Now we have to really get serious and figure out what we actually plan on doing. The state that we live in does not recognize gay marriage at all. So part of me thinks that it's silly at this point to put all the time/effort/money into planning a wedding that isn't even legal. I understand that legality isn't the whole point of marriage, but it's an important part for me. So the next few weeks/months we will have to decide if we just want to wait until it is legal one day, if we want a commitment ceremony, what we want to do exactly. None the less I'm excited that we are on the "next level!"

The basics of IVF

The other night I realized that it may not be obvious to everyone the details of what we are trying to do. Heck if you would have asked me 2 years ago I myself wouldn't have been able to tell you.

IVF stands for In vetro Fertilization. Basically eggs are retrieved from a woman's ovaries and fertilized in a laboratory dish with sperm. After fertilization on day 3 or day 5, the embryo/s are placed back into the uterus. Then wait two weeks and see if it was successful or not.

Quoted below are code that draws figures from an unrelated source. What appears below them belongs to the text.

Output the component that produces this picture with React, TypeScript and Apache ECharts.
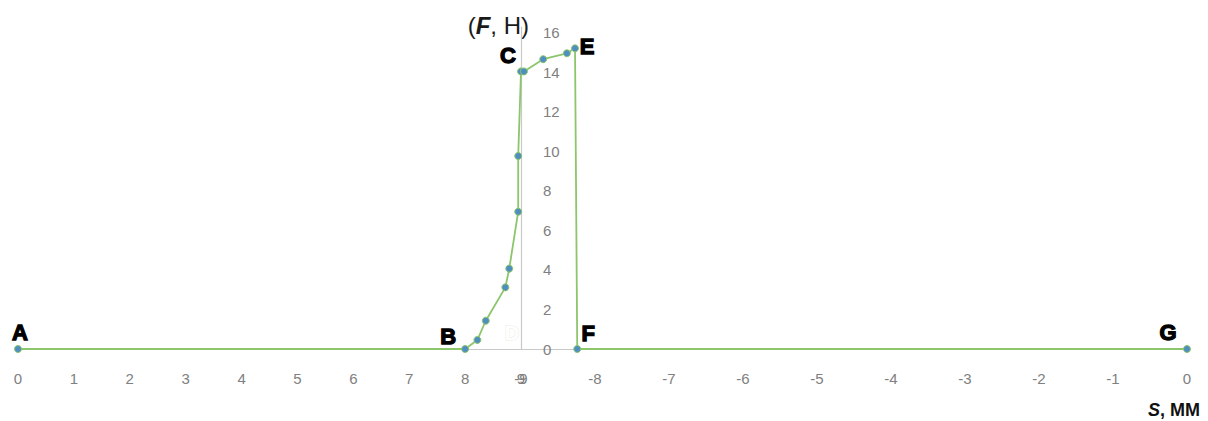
import React, { useEffect, useRef } from "react";
import * as echarts from "echarts";

// Left half of the path (S in mm from 0 to 9), F in H
const leftS = [0, 8, 8.22, 8.37, 8.72, 8.79, 8.95, 8.95, 9.0];
const leftF = [0, 0, 0.46, 1.43, 3.12, 4.07, 6.95, 9.77, 14.05];
const leftNames = ["A", "B", "", "", "", "", "", "", "C"];

// Right half of the path (S in mm from -9 back to 0)
const rightS = [-8.96, -8.7, -8.38, -8.27, -8.24, 0];
const rightF = [14.05, 14.67, 14.97, 15.22, 0, 0];
const rightNames = ["", "", "", "E", "F", "G"];

const leftTicks = { min: 0, max: 9, interval: 1 };
const rightTicks = { min: -9, max: 0, interval: 1 };
const yTicks = { min: 0, max: 16.3, interval: 2 };

const labelOffsets: Record<string, number[]> = {
  A: [2, -17],
  B: [-17, -13],
  C: [-13, -16],
  E: [12, -2],
  F: [11, -16],
  G: [-19, -17],
};

const LINE = "#8cc56a";
const DOT = "#4f8fbf";
const AXIS = "#c8c8c8";
const TXT = "#808080";
const FONT = "Liberation Sans, Arial, sans-serif";

function buildData(xs: number[], ys: number[], names: string[]) {
  return xs.map((x, i) => {
    const n = names[i];
    const item: any = { value: [x, ys[i]] };
    if (n) {
      item.label = {
        show: true,
        formatter: n,
        position: "inside",
        offset: labelOffsets[n],
        fontFamily: FONT,
        fontWeight: 900,
        fontSize: 22,
        color: "#000",
        textBorderColor: "#000",
        textBorderWidth: 1.3,
      };
    }
    return item;
  });
}

export default function App() {
  const ref = useRef<HTMLDivElement>(null);
  useEffect(() => {
    if (!ref.current) return;
    const chart = echarts.init(ref.current, null, { renderer: "svg" });
    const axisLabelStyle = {
      color: TXT,
      fontSize: 15,
      fontFamily: FONT,
    };
    const seriesCommon = {
      type: "line",
      symbol: "circle",
      symbolSize: 7,
      lineStyle: { color: LINE, width: 1.8 },
      itemStyle: { color: DOT, borderColor: LINE, borderWidth: 1 },
      z: 5,
    };
    chart.setOption({
      animation: false,
      backgroundColor: "#ffffff",
      grid: [
        { left: 18, width: 503, top: 27, height: 322 },
        { left: 521, width: 666, top: 27, height: 322 },
      ],
      xAxis: [
        {
          type: "value",
          gridIndex: 0,
          ...leftTicks,
          axisLine: { show: true, lineStyle: { color: AXIS, width: 1.2 } },
          axisTick: { show: false },
          splitLine: { show: false },
          axisLabel: { ...axisLabelStyle, margin: 22, showMinLabel: true, showMaxLabel: true },
        },
        {
          type: "value",
          gridIndex: 1,
          ...rightTicks,
          axisLine: { show: true, lineStyle: { color: AXIS, width: 1.2 } },
          axisTick: { show: false },
          splitLine: { show: false },
          axisLabel: { ...axisLabelStyle, margin: 22, showMinLabel: true, showMaxLabel: true },
        },
      ],
      yAxis: [
        {
          type: "value",
          gridIndex: 0,
          ...yTicks,
          show: false,
        },
        {
          type: "value",
          gridIndex: 1,
          ...yTicks,
          position: "left",
          axisLine: { show: true, onZero: false, lineStyle: { color: AXIS, width: 1.2 } },
          axisTick: { show: false },
          splitLine: { show: false },
          axisLabel: {
            ...axisLabelStyle,
            inside: true,
            margin: 22,
            showMaxLabel: false,
          },
        },
      ],
      series: [
        {
          ...seriesCommon,
          name: "left",
          xAxisIndex: 0,
          yAxisIndex: 0,
          data: buildData(leftS, leftF, leftNames),
        },
        {
          ...seriesCommon,
          name: "right",
          xAxisIndex: 1,
          yAxisIndex: 1,
          data: buildData(rightS, rightF, rightNames),
        },
      ],
      graphic: [
        {
          type: "text",
          x: 529,
          y: 25,
          style: {
            text: "{n|(}{i|F}{n|, H)}",
            textAlign: "right",
            textVerticalAlign: "middle",
            rich: {
              i: {
                fontStyle: "italic",
                fontWeight: "bold",
                fontSize: 24,
                fontFamily: FONT,
                fill: "#1a1a1a",
              },
              n: {
                fontSize: 24,
                fontFamily: FONT,
                fill: "#1a1a1a",
                textStroke: "#1a1a1a",
                textStrokeWidth: 0.5,
              },
            },
          },
        },
        {
          type: "text",
          x: 1200,
          y: 410,
          style: {
            text: "{i|S}{n|, MM}",
            textAlign: "right",
            textVerticalAlign: "middle",
            rich: {
              i: {
                fontStyle: "italic",
                fontWeight: "bold",
                fontSize: 18,
                fontFamily: FONT,
                fill: "#111",
              },
              n: {
                fontWeight: "bold",
                fontSize: 18,
                fontFamily: FONT,
                fill: "#111",
              },
            },
          },
        },
        {
          type: "text",
          x: 512,
          y: 333,
          style: {
            text: "D",
            textAlign: "center",
            textVerticalAlign: "middle",
            fontSize: 20,
            fontWeight: "bold",
            fontFamily: FONT,
            fill: "#ffffff",
            stroke: "#f1ece2",
            lineWidth: 1,
          },
        },
      ],
    });
    return () => chart.dispose();
  }, []);
  return (
    <div
      ref={ref}
      style={{ position: "absolute", left: 0, top: 0, width: 1208, height: 421 }}
    />
  );
}
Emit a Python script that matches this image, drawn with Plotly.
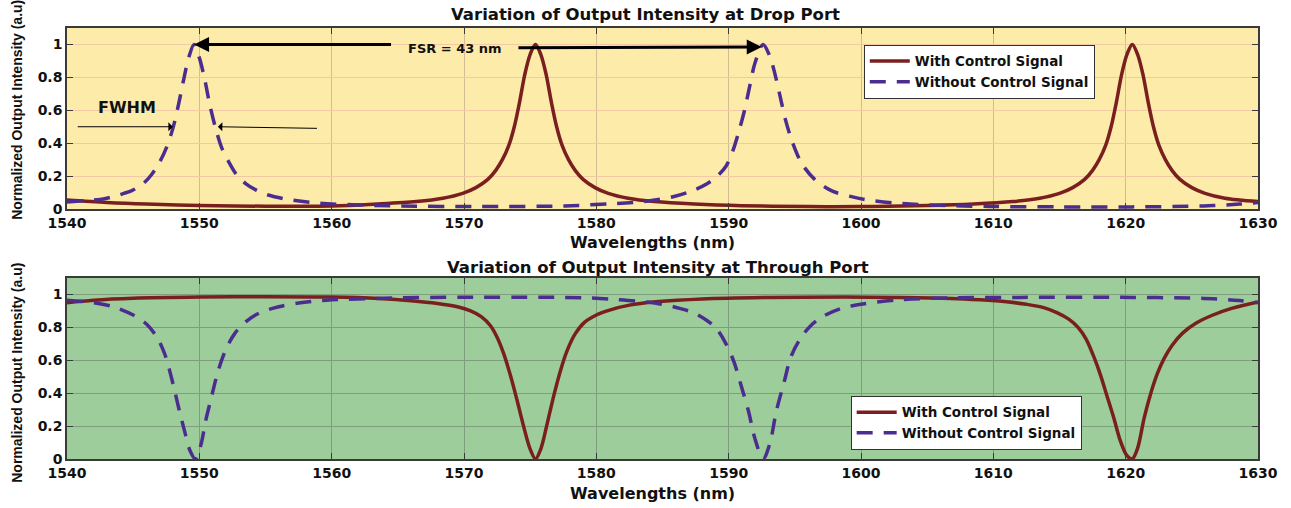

Brittany and I differ on this process just slightly. Our plan, as long as everything is okay with both us is as follows. Brittany and I will both be patients of the RE's office (reproductive endocrinologist, the doctor that performs the procedure). We will both do a work up of blood work to test our hormone levels and to be sure we are both clear of STD's. Then we will have an evaluation done by a Psychologist to make sure we are both mentally stable and prepared for the procedure. If giving the green light on everything she and I will both begin to take birth control pills to sync up our cycles. From this point on is when things start to get different. I don't know the exact specifics since I have never done the procedure before, but I think it goes something like this.. at some point Brittany will start taking injectibles to stimulate her ovaries. She will go in every day or every other day to be monitored to see how many follicles are growing. Once the doctor says there is enough to retrieve, she will use a trigger shot to have her ovaries release her follicles. The next morning she will be put under anesthesia to have the follicles retrieved. From here her eggs will be fertilized with donor sperm. Hopefully all of the cells develop appropriately and one or two great looking embryos will be placed into my uterus.

This process allows she and I to be as connected as possible to a pregnancy. She will be the biological mother and I will be the gestational mother. Also, since she has zero desire to ever carry a child of her own, this provides her with a biological roots.

The only reason why we would not go this route is if for some reason there was a unknown medical problem with either of us. If she was unable to donate her eggs to me for some reason then we would try to get me pregnant with my own eggs. Hopefully it doesn't get to that point, but idk what the next step would be after that.

Obviously, there is more to the process and as to why people choose it, but in a nutshell that is how ours should look.